→ Brief: Restate each line of the listing exactly, without carrying over any pictures.

— start Dataset extract —

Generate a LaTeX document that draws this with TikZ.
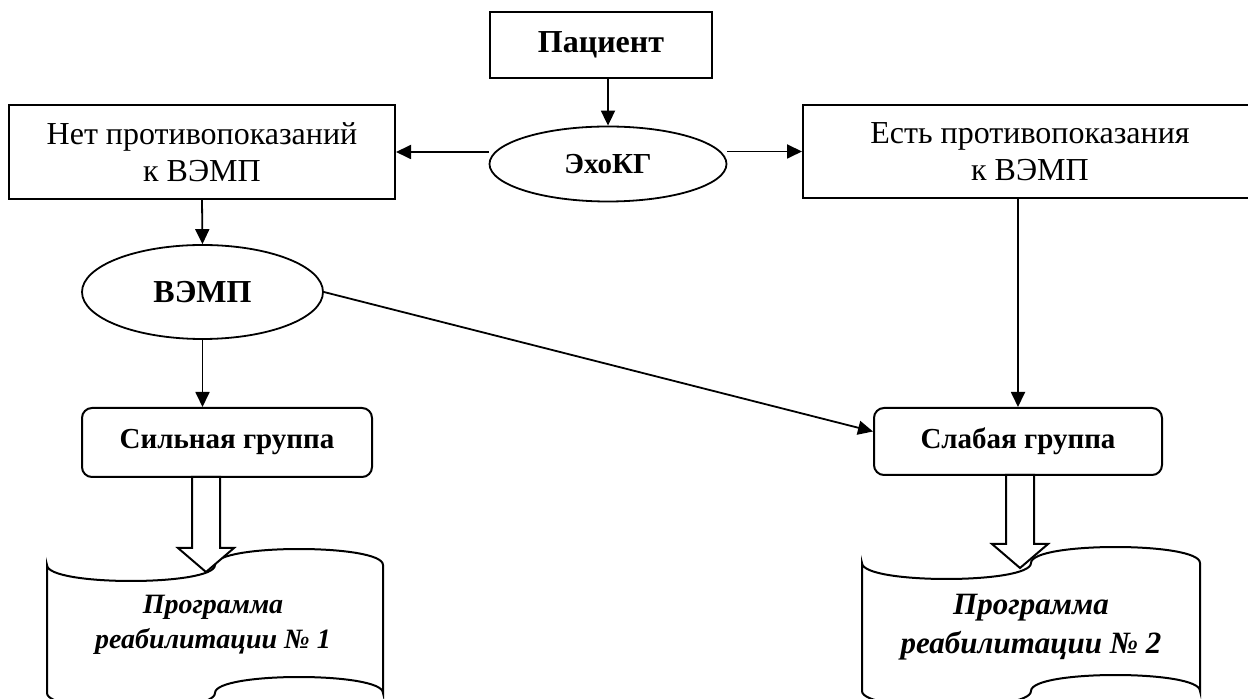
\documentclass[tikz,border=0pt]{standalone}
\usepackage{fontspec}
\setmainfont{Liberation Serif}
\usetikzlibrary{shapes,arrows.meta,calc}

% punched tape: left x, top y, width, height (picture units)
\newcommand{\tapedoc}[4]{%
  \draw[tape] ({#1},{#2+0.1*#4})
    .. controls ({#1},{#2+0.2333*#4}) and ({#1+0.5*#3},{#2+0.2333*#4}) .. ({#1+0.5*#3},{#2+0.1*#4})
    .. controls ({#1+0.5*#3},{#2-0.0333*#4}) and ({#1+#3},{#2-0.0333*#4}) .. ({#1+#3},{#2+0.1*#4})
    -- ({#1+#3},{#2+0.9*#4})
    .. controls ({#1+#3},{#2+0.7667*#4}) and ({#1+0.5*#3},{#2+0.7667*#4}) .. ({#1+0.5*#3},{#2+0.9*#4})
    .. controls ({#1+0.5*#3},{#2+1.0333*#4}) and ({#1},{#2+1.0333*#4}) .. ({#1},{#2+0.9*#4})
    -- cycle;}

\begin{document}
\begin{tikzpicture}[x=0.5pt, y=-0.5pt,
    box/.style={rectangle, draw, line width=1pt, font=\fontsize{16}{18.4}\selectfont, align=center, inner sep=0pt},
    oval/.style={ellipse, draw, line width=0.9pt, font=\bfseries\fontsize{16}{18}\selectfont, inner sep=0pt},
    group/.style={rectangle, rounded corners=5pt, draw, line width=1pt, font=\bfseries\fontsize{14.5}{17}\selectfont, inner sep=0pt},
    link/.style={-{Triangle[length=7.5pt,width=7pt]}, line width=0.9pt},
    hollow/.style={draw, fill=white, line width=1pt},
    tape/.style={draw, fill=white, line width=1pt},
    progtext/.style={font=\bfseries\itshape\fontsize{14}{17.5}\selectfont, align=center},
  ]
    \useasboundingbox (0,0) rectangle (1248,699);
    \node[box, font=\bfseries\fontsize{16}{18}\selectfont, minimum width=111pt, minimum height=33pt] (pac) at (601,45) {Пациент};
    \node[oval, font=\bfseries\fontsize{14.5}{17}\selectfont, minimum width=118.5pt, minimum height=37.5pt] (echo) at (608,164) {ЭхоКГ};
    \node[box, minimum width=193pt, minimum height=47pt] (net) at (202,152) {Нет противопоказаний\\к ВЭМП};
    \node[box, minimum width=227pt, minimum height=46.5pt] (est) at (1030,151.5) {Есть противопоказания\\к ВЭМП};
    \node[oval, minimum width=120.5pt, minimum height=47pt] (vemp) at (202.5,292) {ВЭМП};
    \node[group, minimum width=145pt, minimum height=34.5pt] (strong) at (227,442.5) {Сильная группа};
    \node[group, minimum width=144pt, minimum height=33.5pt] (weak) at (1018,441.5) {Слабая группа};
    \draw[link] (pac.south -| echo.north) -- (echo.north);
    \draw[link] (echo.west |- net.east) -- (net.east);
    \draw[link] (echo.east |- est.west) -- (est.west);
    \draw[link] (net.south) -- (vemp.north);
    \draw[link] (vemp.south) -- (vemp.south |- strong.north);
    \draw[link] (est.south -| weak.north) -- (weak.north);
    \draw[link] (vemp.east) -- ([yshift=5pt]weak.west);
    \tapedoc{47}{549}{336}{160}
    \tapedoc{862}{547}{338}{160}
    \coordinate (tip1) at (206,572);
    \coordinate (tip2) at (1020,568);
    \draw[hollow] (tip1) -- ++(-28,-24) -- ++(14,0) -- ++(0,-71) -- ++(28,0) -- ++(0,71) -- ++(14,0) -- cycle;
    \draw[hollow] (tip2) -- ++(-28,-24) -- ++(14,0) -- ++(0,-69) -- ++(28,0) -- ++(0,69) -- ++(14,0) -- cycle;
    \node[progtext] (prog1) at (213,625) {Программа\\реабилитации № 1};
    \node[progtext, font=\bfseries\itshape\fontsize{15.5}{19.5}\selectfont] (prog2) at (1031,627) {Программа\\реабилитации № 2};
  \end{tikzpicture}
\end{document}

— end Dataset extract —

→ Answer to this task:
Generate a LaTeX document that draws this with TikZ.
\documentclass[tikz,border=0pt]{standalone}
\usepackage{fontspec}
\setmainfont{Liberation Serif}
\usetikzlibrary{shapes,arrows.meta,calc}

% punched tape: left x, top y, width, height (picture units)
\newcommand{\tapedoc}[4]{%
  \draw[tape] ({#1},{#2+0.1*#4})
    .. controls ({#1},{#2+0.2333*#4}) and ({#1+0.5*#3},{#2+0.2333*#4}) .. ({#1+0.5*#3},{#2+0.1*#4})
    .. controls ({#1+0.5*#3},{#2-0.0333*#4}) and ({#1+#3},{#2-0.0333*#4}) .. ({#1+#3},{#2+0.1*#4})
    -- ({#1+#3},{#2+0.9*#4})
    .. controls ({#1+#3},{#2+0.7667*#4}) and ({#1+0.5*#3},{#2+0.7667*#4}) .. ({#1+0.5*#3},{#2+0.9*#4})
    .. controls ({#1+0.5*#3},{#2+1.0333*#4}) and ({#1},{#2+1.0333*#4}) .. ({#1},{#2+0.9*#4})
    -- cycle;}

\begin{document}
\begin{tikzpicture}[x=0.5pt, y=-0.5pt,
    box/.style={rectangle, draw, line width=1pt, font=\fontsize{16}{18.4}\selectfont, align=center, inner sep=0pt},
    oval/.style={ellipse, draw, line width=0.9pt, font=\bfseries\fontsize{16}{18}\selectfont, inner sep=0pt},
    group/.style={rectangle, rounded corners=5pt, draw, line width=1pt, font=\bfseries\fontsize{14.5}{17}\selectfont, inner sep=0pt},
    link/.style={-{Triangle[length=7.5pt,width=7pt]}, line width=0.9pt},
    hollow/.style={draw, fill=white, line width=1pt},
    tape/.style={draw, fill=white, line width=1pt},
    progtext/.style={font=\bfseries\itshape\fontsize{14}{17.5}\selectfont, align=center},
  ]
    \useasboundingbox (0,0) rectangle (1248,699);
    \node[box, font=\bfseries\fontsize{16}{18}\selectfont, minimum width=111pt, minimum height=33pt] (pac) at (601,45) {Пациент};
    \node[oval, font=\bfseries\fontsize{14.5}{17}\selectfont, minimum width=118.5pt, minimum height=37.5pt] (echo) at (608,164) {ЭхоКГ};
    \node[box, minimum width=193pt, minimum height=47pt] (net) at (202,152) {Нет противопоказаний\\к ВЭМП};
    \node[box, minimum width=227pt, minimum height=46.5pt] (est) at (1030,151.5) {Есть противопоказания\\к ВЭМП};
    \node[oval, minimum width=120.5pt, minimum height=47pt] (vemp) at (202.5,292) {ВЭМП};
    \node[group, minimum width=145pt, minimum height=34.5pt] (strong) at (227,442.5) {Сильная группа};
    \node[group, minimum width=144pt, minimum height=33.5pt] (weak) at (1018,441.5) {Слабая группа};
    \draw[link] (pac.south -| echo.north) -- (echo.north);
    \draw[link] (echo.west |- net.east) -- (net.east);
    \draw[link] (echo.east |- est.west) -- (est.west);
    \draw[link] (net.south) -- (vemp.north);
    \draw[link] (vemp.south) -- (vemp.south |- strong.north);
    \draw[link] (est.south -| weak.north) -- (weak.north);
    \draw[link] (vemp.east) -- ([yshift=5pt]weak.west);
    \tapedoc{47}{549}{336}{160}
    \tapedoc{862}{547}{338}{160}
    \coordinate (tip1) at (206,572);
    \coordinate (tip2) at (1020,568);
    \draw[hollow] (tip1) -- ++(-28,-24) -- ++(14,0) -- ++(0,-71) -- ++(28,0) -- ++(0,71) -- ++(14,0) -- cycle;
    \draw[hollow] (tip2) -- ++(-28,-24) -- ++(14,0) -- ++(0,-69) -- ++(28,0) -- ++(0,69) -- ++(14,0) -- cycle;
    \node[progtext] (prog1) at (213,625) {Программа\\реабилитации № 1};
    \node[progtext, font=\bfseries\itshape\fontsize{15.5}{19.5}\selectfont] (prog2) at (1031,627) {Программа\\реабилитации № 2};
  \end{tikzpicture}
\end{document}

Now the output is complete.